> Items from a data source
--- --- ---
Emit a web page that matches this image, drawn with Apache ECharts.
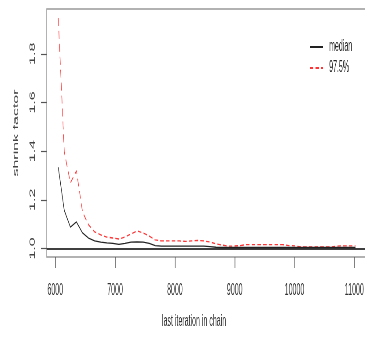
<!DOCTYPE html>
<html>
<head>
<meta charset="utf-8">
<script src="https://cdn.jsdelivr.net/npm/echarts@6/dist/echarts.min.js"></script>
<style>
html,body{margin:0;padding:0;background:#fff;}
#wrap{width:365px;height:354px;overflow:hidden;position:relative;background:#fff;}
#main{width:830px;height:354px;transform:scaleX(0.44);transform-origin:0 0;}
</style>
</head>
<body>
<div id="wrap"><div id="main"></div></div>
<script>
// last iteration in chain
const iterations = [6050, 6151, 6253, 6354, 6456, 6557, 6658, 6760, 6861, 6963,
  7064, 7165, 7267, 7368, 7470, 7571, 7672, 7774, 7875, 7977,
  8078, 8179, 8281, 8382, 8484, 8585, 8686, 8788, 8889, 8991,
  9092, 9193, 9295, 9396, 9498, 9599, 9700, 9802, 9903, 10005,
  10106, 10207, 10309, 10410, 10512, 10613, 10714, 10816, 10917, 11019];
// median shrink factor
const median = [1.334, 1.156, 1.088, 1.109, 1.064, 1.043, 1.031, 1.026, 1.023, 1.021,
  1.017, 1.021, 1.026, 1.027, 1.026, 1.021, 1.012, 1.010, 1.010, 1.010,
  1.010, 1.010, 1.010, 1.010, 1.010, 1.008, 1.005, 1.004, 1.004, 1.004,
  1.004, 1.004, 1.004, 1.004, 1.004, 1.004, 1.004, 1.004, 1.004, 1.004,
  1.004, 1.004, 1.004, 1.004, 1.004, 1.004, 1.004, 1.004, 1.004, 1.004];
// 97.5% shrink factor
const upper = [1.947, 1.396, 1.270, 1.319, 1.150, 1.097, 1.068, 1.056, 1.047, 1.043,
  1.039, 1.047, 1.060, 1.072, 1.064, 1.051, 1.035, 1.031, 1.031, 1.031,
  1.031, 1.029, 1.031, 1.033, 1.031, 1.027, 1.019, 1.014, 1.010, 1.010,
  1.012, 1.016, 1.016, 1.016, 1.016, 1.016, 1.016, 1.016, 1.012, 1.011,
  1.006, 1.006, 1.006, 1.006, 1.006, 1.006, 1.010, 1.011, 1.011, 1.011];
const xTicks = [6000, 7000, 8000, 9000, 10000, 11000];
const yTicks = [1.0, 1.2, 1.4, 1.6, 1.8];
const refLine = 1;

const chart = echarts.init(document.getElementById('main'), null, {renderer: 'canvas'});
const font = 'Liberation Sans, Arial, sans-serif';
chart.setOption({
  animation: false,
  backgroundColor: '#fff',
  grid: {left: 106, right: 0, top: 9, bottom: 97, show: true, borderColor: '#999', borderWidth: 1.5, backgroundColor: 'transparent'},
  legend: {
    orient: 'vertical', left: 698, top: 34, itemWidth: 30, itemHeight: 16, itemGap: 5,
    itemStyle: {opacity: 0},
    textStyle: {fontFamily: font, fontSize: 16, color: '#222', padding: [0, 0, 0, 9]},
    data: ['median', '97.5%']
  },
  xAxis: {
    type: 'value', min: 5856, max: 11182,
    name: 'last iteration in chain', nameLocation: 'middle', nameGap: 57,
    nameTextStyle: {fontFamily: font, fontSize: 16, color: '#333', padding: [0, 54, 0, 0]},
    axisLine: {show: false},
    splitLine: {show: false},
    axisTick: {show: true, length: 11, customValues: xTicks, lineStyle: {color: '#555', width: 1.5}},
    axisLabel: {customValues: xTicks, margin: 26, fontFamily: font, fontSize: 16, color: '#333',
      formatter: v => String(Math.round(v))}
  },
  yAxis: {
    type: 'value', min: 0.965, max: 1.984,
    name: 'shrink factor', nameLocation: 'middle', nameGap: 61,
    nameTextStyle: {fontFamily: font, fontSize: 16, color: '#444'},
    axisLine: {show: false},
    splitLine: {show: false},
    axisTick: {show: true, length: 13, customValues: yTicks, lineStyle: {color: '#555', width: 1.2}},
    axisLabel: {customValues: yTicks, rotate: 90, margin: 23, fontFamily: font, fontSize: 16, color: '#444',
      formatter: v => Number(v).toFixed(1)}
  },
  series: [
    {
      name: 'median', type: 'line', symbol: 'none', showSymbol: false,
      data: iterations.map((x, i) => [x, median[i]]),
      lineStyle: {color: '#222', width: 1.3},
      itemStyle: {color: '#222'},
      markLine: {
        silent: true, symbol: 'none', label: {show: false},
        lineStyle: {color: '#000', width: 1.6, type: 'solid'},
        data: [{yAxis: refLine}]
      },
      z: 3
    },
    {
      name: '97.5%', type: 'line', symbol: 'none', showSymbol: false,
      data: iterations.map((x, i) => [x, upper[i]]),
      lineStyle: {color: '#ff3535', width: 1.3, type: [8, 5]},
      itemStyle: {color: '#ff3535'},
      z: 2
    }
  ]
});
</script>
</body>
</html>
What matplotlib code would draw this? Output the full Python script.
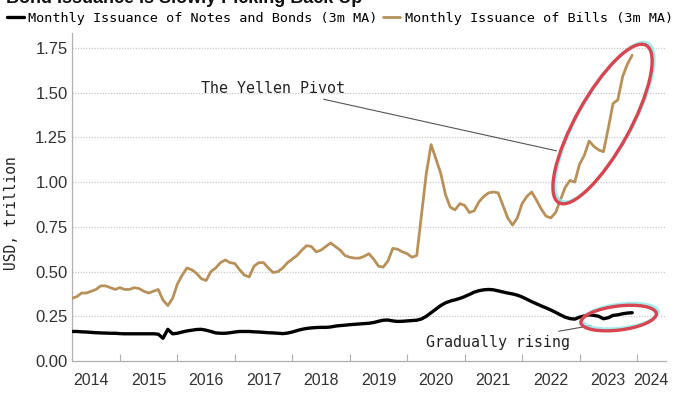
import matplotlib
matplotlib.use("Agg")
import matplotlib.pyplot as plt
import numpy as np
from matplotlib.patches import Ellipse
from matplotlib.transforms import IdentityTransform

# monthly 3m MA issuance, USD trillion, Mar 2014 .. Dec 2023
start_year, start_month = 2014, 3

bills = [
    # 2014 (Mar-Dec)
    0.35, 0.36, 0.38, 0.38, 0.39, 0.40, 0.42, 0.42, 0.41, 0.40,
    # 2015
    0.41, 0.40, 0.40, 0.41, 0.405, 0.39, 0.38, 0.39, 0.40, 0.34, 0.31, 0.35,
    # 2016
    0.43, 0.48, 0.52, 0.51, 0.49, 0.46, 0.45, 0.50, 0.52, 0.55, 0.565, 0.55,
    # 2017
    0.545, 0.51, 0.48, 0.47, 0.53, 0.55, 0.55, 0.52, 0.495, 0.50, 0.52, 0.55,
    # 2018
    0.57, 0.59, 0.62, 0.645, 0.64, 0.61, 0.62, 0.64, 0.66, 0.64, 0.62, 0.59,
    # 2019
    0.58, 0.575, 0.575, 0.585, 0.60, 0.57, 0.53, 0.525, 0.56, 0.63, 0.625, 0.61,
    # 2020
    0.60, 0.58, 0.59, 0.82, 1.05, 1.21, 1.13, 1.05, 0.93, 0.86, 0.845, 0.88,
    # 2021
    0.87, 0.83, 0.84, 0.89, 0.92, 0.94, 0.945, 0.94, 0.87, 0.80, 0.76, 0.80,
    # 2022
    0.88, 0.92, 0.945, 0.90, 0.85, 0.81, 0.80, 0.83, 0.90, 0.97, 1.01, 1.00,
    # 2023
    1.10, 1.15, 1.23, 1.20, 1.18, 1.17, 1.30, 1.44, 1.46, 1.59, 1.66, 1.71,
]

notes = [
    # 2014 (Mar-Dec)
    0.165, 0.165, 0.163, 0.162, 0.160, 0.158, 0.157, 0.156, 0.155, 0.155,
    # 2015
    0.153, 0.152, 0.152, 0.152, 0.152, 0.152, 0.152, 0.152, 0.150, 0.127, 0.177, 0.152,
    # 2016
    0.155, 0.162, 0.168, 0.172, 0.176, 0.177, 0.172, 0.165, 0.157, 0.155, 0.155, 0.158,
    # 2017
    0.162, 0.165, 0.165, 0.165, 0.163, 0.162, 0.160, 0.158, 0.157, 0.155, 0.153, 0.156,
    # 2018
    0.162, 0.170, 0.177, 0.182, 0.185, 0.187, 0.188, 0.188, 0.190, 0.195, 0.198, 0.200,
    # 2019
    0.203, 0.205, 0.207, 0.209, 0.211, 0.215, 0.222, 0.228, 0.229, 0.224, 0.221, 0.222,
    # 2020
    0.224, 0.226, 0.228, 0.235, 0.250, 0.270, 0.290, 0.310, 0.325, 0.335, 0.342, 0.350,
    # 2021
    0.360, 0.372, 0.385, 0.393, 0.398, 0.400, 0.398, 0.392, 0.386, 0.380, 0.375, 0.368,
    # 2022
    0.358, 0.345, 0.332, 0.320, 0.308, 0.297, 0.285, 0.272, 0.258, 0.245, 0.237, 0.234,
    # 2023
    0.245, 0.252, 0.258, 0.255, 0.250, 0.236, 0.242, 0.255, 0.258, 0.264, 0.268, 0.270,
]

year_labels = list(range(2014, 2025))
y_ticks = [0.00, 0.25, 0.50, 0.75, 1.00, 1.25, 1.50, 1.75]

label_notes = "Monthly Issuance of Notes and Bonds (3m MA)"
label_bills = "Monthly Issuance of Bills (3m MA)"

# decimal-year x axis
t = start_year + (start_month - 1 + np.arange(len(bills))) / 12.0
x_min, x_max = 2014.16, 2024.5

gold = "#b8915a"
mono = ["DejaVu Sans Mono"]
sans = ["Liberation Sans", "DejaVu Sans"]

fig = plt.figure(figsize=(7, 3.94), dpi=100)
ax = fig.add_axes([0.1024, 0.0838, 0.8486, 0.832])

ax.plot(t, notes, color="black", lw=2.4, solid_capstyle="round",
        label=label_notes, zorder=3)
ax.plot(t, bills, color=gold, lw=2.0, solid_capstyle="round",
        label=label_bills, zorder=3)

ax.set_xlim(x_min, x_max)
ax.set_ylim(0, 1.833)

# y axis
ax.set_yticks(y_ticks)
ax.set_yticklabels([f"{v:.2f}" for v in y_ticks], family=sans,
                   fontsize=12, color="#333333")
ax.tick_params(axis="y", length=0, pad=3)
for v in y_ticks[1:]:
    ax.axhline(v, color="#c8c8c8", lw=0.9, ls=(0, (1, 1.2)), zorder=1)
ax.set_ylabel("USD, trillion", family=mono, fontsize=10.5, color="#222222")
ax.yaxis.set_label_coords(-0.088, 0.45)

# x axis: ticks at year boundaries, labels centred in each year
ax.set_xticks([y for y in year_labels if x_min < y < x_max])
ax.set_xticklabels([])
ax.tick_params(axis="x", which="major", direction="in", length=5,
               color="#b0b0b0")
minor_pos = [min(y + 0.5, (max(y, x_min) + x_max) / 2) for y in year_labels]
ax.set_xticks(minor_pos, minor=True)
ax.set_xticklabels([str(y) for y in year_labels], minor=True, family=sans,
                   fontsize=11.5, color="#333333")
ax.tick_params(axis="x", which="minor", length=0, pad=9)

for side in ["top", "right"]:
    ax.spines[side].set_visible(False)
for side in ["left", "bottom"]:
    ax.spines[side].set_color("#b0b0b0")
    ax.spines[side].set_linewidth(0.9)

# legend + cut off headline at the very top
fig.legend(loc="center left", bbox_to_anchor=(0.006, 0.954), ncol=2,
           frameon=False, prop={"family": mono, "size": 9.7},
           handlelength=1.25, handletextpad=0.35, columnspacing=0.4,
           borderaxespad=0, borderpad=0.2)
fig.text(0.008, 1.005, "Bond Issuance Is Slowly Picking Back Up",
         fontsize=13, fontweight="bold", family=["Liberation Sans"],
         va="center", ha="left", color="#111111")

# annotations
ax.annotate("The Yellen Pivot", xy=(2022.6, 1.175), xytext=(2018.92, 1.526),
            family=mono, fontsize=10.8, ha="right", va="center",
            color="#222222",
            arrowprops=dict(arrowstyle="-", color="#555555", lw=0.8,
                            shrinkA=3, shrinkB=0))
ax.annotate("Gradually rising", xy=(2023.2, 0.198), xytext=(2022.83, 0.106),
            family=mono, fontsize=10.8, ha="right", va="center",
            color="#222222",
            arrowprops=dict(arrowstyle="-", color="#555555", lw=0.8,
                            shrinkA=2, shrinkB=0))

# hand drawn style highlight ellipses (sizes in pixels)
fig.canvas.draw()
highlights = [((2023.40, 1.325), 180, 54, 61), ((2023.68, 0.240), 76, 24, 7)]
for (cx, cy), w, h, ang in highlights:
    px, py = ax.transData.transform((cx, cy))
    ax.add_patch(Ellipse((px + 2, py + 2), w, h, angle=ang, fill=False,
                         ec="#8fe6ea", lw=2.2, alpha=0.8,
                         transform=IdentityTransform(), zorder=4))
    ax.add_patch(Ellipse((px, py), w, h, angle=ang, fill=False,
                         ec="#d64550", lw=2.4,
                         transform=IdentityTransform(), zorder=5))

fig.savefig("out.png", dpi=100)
--- --- ---
> To do
Pictures stay out. Repeat only the lines from the beginning of the data through the line that has "const refLine = 1;".

> Written answer
Emit a web page that matches this image, drawn with Apache ECharts.
<!DOCTYPE html>
<html>
<head>
<meta charset="utf-8">
<script src="https://cdn.jsdelivr.net/npm/echarts@6/dist/echarts.min.js"></script>
<style>
html,body{margin:0;padding:0;background:#fff;}
#wrap{width:365px;height:354px;overflow:hidden;position:relative;background:#fff;}
#main{width:830px;height:354px;transform:scaleX(0.44);transform-origin:0 0;}
</style>
</head>
<body>
<div id="wrap"><div id="main"></div></div>
<script>
// last iteration in chain
const iterations = [6050, 6151, 6253, 6354, 6456, 6557, 6658, 6760, 6861, 6963,
  7064, 7165, 7267, 7368, 7470, 7571, 7672, 7774, 7875, 7977,
  8078, 8179, 8281, 8382, 8484, 8585, 8686, 8788, 8889, 8991,
  9092, 9193, 9295, 9396, 9498, 9599, 9700, 9802, 9903, 10005,
  10106, 10207, 10309, 10410, 10512, 10613, 10714, 10816, 10917, 11019];
// median shrink factor
const median = [1.334, 1.156, 1.088, 1.109, 1.064, 1.043, 1.031, 1.026, 1.023, 1.021,
  1.017, 1.021, 1.026, 1.027, 1.026, 1.021, 1.012, 1.010, 1.010, 1.010,
  1.010, 1.010, 1.010, 1.010, 1.010, 1.008, 1.005, 1.004, 1.004, 1.004,
  1.004, 1.004, 1.004, 1.004, 1.004, 1.004, 1.004, 1.004, 1.004, 1.004,
  1.004, 1.004, 1.004, 1.004, 1.004, 1.004, 1.004, 1.004, 1.004, 1.004];
// 97.5% shrink factor
const upper = [1.947, 1.396, 1.270, 1.319, 1.150, 1.097, 1.068, 1.056, 1.047, 1.043,
  1.039, 1.047, 1.060, 1.072, 1.064, 1.051, 1.035, 1.031, 1.031, 1.031,
  1.031, 1.029, 1.031, 1.033, 1.031, 1.027, 1.019, 1.014, 1.010, 1.010,
  1.012, 1.016, 1.016, 1.016, 1.016, 1.016, 1.016, 1.016, 1.012, 1.011,
  1.006, 1.006, 1.006, 1.006, 1.006, 1.006, 1.010, 1.011, 1.011, 1.011];
const xTicks = [6000, 7000, 8000, 9000, 10000, 11000];
const yTicks = [1.0, 1.2, 1.4, 1.6, 1.8];
const refLine = 1;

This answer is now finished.